REUTERS/Kevin Lamarque/
Atlanta Fed President Raphael Bostic captured the mood earlier this
week when he said that while he was "inclined" to keep interest
rates steady at the June meeting, even that decision would not say
much about the future.
"I would say it was a pause, but a pause could be a 'skip,' or it
could be a hold," Bostic said. "There's a lot of uncertainty in the
world. We will just have to see how things play out and get a sense
of what's true signal and what's noise, and that is going to be a
week-to-week thing."
'FRUSTRATING INCONSISTENCY'
The quarter-of-a-percentage-point rate increase approved by the Fed
earlier this month was the tenth in a row since March of 2022, and
raised the benchmark policy rate to the 5.00%-5.25% range, the level
most policymakers had penciled in as the likely stopping point for
rate hikes.
The Fed's policy statement at that meeting opened the door to a
pause, though Powell in his post-meeting press conference said "it's
not possible to say that with confidence now ... We're going to have
to see data accumulating" before deciding whether the door was
closed on further rate hikes.
Data on inflation, jobs, and the banking industry since then have
done little to clarify the situation, with nothing seeming to change
very fast.
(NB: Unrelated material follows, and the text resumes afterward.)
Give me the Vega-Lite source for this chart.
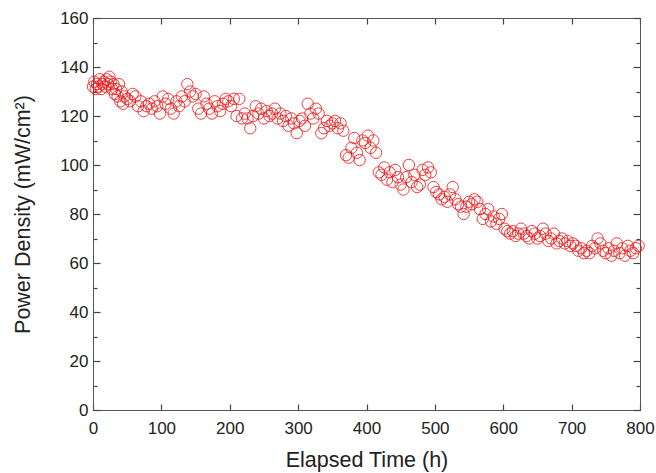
{
  "$schema": "https://vega.github.io/schema/vega-lite/v6.json",
  "width": 547,
  "height": 392,
  "autosize": {"type": "none"},
  "padding": {"left": 93, "top": 18, "right": 16, "bottom": 63},
  "background": "white",
  "config": {
    "view": {"stroke": "#555", "strokeWidth": 1},
    "axis": {
      "labelFont": "Liberation Sans",
      "titleFont": "Liberation Sans",
      "labelFontSize": 17,
      "titleFontSize": 21.5,
      "titleFontWeight": "normal",
      "labelColor": "#222",
      "titleColor": "#222",
      "domainColor": "#555",
      "tickColor": "#444",
      "tickWidth": 1.2,
      "grid": false
    }
  },
  "data": {
    "values": [
      {"t":0,"p":132},{"t":2,"p":134},{"t":4,"p":131},{"t":6,"p":133},{"t":8,"p":132},{"t":10,"p":135},{"t":12,"p":131},{"t":14,"p":133},{"t":16,"p":134},{"t":18,"p":132},
      {"t":20,"p":135},{"t":22,"p":133},{"t":24,"p":136},{"t":26,"p":134},{"t":28,"p":131},{"t":30,"p":133},{"t":32,"p":129},{"t":34,"p":131},{"t":36,"p":128},{"t":38,"p":133},
      {"t":40,"p":126},{"t":42,"p":130},{"t":44,"p":125},{"t":46,"p":128},{"t":50,"p":127},{"t":54,"p":126},{"t":58,"p":129},{"t":62,"p":128},{"t":66,"p":124},{"t":70,"p":126},
      {"t":74,"p":122},{"t":78,"p":124},{"t":82,"p":125},{"t":86,"p":123},{"t":90,"p":126},{"t":94,"p":124},{"t":98,"p":121},{"t":102,"p":128},{"t":106,"p":125},{"t":110,"p":127},
      {"t":114,"p":123},{"t":118,"p":121},{"t":122,"p":126},{"t":126,"p":124},{"t":130,"p":128},{"t":134,"p":126},{"t":138,"p":133},{"t":142,"p":130},{"t":146,"p":128},{"t":150,"p":129},
      {"t":154,"p":123},{"t":158,"p":121},{"t":162,"p":128},{"t":166,"p":125},{"t":170,"p":123},{"t":174,"p":121},{"t":178,"p":126},{"t":182,"p":124},{"t":186,"p":122},{"t":190,"p":125},
      {"t":194,"p":127},{"t":198,"p":126},{"t":202,"p":124},{"t":206,"p":127},{"t":210,"p":120},{"t":214,"p":127},{"t":218,"p":119},{"t":222,"p":121},{"t":226,"p":119},{"t":230,"p":115},
      {"t":234,"p":120},{"t":238,"p":124},{"t":242,"p":121},{"t":246,"p":123},{"t":250,"p":119},{"t":254,"p":122},{"t":258,"p":120},{"t":262,"p":121},{"t":266,"p":123},{"t":270,"p":119},
      {"t":274,"p":121},{"t":278,"p":118},{"t":282,"p":120},{"t":286,"p":116},{"t":290,"p":119},{"t":294,"p":117},{"t":298,"p":113},{"t":302,"p":118},{"t":306,"p":119},{"t":310,"p":116},
      {"t":314,"p":125},{"t":318,"p":121},{"t":322,"p":119},{"t":326,"p":123},{"t":330,"p":121},{"t":334,"p":113},{"t":338,"p":115},{"t":342,"p":118},{"t":346,"p":116},{"t":350,"p":117},
      {"t":354,"p":118},{"t":358,"p":115},{"t":362,"p":117},{"t":366,"p":114},{"t":370,"p":104},{"t":374,"p":103},{"t":378,"p":107},{"t":382,"p":111},{"t":386,"p":105},{"t":390,"p":102},
      {"t":394,"p":110},{"t":398,"p":109},{"t":402,"p":112},{"t":406,"p":107},{"t":410,"p":110},{"t":414,"p":105},{"t":418,"p":97},{"t":422,"p":96},{"t":426,"p":99},{"t":430,"p":94},
      {"t":434,"p":97},{"t":438,"p":93},{"t":442,"p":98},{"t":446,"p":95},{"t":450,"p":92},{"t":454,"p":90},{"t":458,"p":95},{"t":462,"p":100},{"t":466,"p":93},{"t":470,"p":96},
      {"t":474,"p":91},{"t":478,"p":92},{"t":482,"p":98},{"t":486,"p":96},{"t":490,"p":99},{"t":494,"p":97},{"t":498,"p":91},{"t":502,"p":89},{"t":506,"p":88},{"t":510,"p":86},
      {"t":514,"p":87},{"t":518,"p":85},{"t":522,"p":88},{"t":526,"p":91},{"t":530,"p":86},{"t":534,"p":84},{"t":538,"p":83},{"t":542,"p":80},{"t":546,"p":83},{"t":550,"p":85},
      {"t":554,"p":84},{"t":558,"p":86},{"t":562,"p":85},{"t":566,"p":82},{"t":570,"p":78},{"t":574,"p":80},{"t":578,"p":82},{"t":582,"p":77},{"t":586,"p":79},{"t":590,"p":76},
      {"t":594,"p":78},{"t":598,"p":80},{"t":602,"p":74},{"t":606,"p":73},{"t":610,"p":72},{"t":614,"p":73},{"t":618,"p":71},{"t":622,"p":72},{"t":626,"p":74},{"t":630,"p":72},
      {"t":634,"p":71},{"t":638,"p":70},{"t":642,"p":73},{"t":646,"p":72},{"t":650,"p":70},{"t":654,"p":71},{"t":658,"p":74},{"t":662,"p":72},{"t":666,"p":69},{"t":670,"p":70},
      {"t":674,"p":72},{"t":678,"p":68},{"t":682,"p":69},{"t":686,"p":70},{"t":690,"p":68},{"t":694,"p":69},{"t":698,"p":67},{"t":702,"p":68},{"t":706,"p":67},{"t":710,"p":65},
      {"t":714,"p":66},{"t":718,"p":64},{"t":722,"p":65},{"t":726,"p":64},{"t":730,"p":67},{"t":734,"p":66},{"t":738,"p":70},{"t":742,"p":68},{"t":746,"p":65},{"t":750,"p":64},
      {"t":754,"p":66},{"t":758,"p":63},{"t":762,"p":65},{"t":766,"p":68},{"t":770,"p":64},{"t":774,"p":66},{"t":778,"p":63},{"t":782,"p":67},{"t":786,"p":65},{"t":790,"p":64},
      {"t":794,"p":66},{"t":798,"p":67}
    ]
  },
  "layer": [
    {
      "mark": {"type": "point", "shape": "circle", "filled": false, "size": 130, "stroke": "#ee1111", "strokeWidth": 1, "opacity": 0.8, "clip": false},
      "encoding": {
        "x": {"field": "t", "type": "quantitative", "scale": {"domain": [0, 800], "nice": false, "zero": false},
          "axis": {"orient": "bottom", "title": "Elapsed Time (h)", "values": [0,100,200,300,400,500,600,700,800], "tickSize": -6, "labelPadding": 16, "titlePadding": 13, "labelFlush": false}},
        "y": {"field": "p", "type": "quantitative", "scale": {"domain": [0, 160], "nice": false},
          "axis": {"orient": "left", "title": "Power Density (mW/cm²)", "values": [0,10,20,30,40,50,60,70,80,90,100,110,120,130,140,150,160],
            "labelExpr": "datum.value % 20 == 0 ? datum.label : ''",
            "tickSize": {"condition": {"test": "datum.value % 20 == 0", "value": -7}, "value": -4},
            "labelPadding": 12, "titlePadding": 25, "labelFlush": false}}
      }
    },
    {
      "mark": {"type": "point", "opacity": 0},
      "encoding": {
        "x": {"field": "t", "type": "quantitative", "scale": {"domain": [0, 800], "nice": false, "zero": false},
          "axis": {"orient": "top", "title": null, "labels": false, "values": [0,100,200,300,400,500,600,700,800], "tickSize": -6}},
        "y": {"field": "p", "type": "quantitative", "scale": {"domain": [0, 160], "nice": false},
          "axis": {"orient": "right", "title": null, "labels": false, "values": [0,10,20,30,40,50,60,70,80,90,100,110,120,130,140,150,160],
            "tickSize": {"condition": {"test": "datum.value % 20 == 0", "value": -7}, "value": -4}}}
      }
    }
  ],
  "resolve": {"axis": {"x": "independent", "y": "independent"}}
}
Job growth seems to be cooling but remains strong;
inflation appears to be falling but is still high; overall demand,
bank credit and the economy look to be slowing but also are holding
up better than anticipated.
The result has been "a frustrating inconsistency" with some of the
arguments developed by policymakers since the last meeting, said Tim
Duy, chief U.S. economist at SGH Macro Advisors, with dovish
officials keeping the possible need for more rate hikes open,
hawkish ones noting the risks of tightening credit, and some trying
to have it both ways.
"It's getting to be time to fish or cut bait," Duy said, and either
agree the economy needs time to fully adjust to the aggressive rate
hikes enacted over the last year - a core argument for pausing - or
"stick with the hawkish position of waiting for inflation data to
roll over" and continue raising rates until then.